Monday, April 30, 2018
Morning Thanks--Sioux County Oratorio
Please don't ask me to tell you the titles of what they sang Saturday night, because pronouncing the offerings is, for me at least, a couple of continents off. I can write out the words, copy them from the program: Joseph Haydn's Missa in tempora belli (Paukenmesse), plus a short selection from Sergei Rachmaninoff, Borgoroditse Devo (from All-Night Vigil). I don't even know how to punctuate it.
Turn on your radio on the way to work this morning, and you're not likely to hear any of it; but then "Paukenmesse" (take my word) streaming from your car radio doesn't seem a fitting venue.
What the choir sang and the orchestra played on Saturday night needed to be performed in a place like Christ's Chapel at Northwestern College, just down the road, a place as grand as the music.
And it was. And the night was spectacular, an offering of riveting, perfectly gorgeous music. I could stack more adjectives, but that would be in-artful for a musical menu so rich in art.
There's more this week, I'm sure. Both nearby colleges offer end-of-year choral programs. Crowds in both schools will be moved, I'm sure, by the virtuosity of musical ensembles at both schools.
We've been blessed by astounding musical offerings in the last several months, and, as they say, the hits just keep on coming. Several of those concerts have originated from afar--a string quartet from the Netherlands, an orchestra ensemble from New York--but this one was just about all local: The Sioux County Oratorio Chorus and Orchestra, men and women with very familiar names filling the stage and the place with artistry.
Once, years ago, when the B. J. Haan was being built, I took the Siouxland novelist Frederick Manfred inside for a tour of what was in the offing. There were no pews, and the place was a mess. But the proscenium was in place, so we walked all the way up to the front, then stood center stage.

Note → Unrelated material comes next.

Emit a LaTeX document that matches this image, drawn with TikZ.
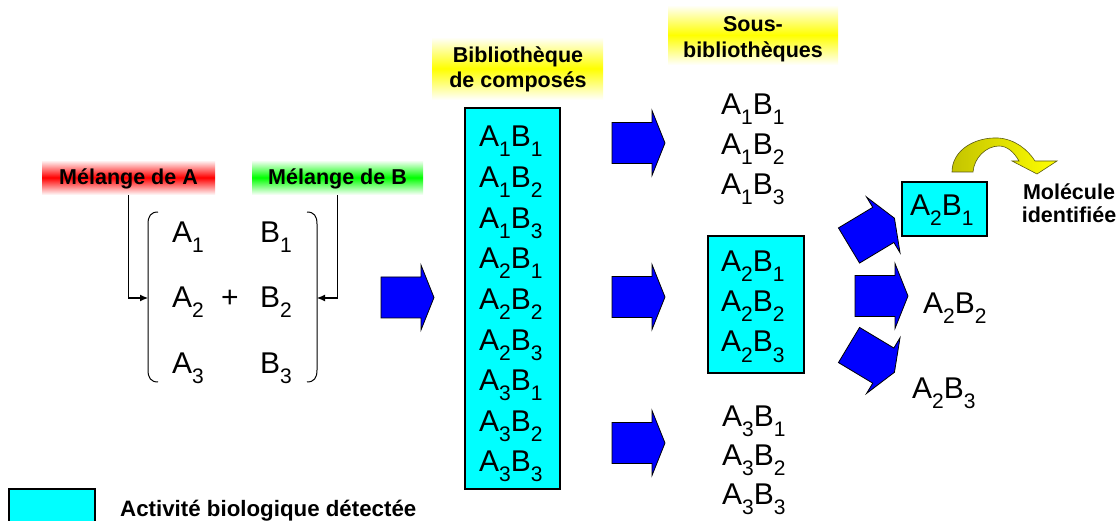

He was a towering figure, 6'9" tall; but that afternoon, he seemed almost diminished--and he knew it himself. He was awestruck. With painters and electricians running around all over the place, he stood up front as if about to speak to a hushed crowd.
"You know," he told me, "if you would have told me when I was a kid that someday my people would build a place like this, something this beautiful, I wouldn't have believed it."
He wasn't talking about a building and didn't mean to praise Dordt College only. What he meant was bigger than that. What he meant was that he would have never imagined his people, ordinary people from some rural counties in far northwest Iowa, a place far away from the madding crowds, that his people would actually have opportunity to sit and listen to music as grand, as majestic, as royal as we heard on Saturday night. That's what he meant when he stood, center-stage, in a mess in Dordt's as yet unfinished chapel.
And then there's this. Saturday night, the musicians themselves, the choir and orchestra who created the musical treasure up on stage at Christ Chapel, were not from afar, not from New York or Amsterdam; they were local.
For all of that I'm greatly thankful this Monday morning.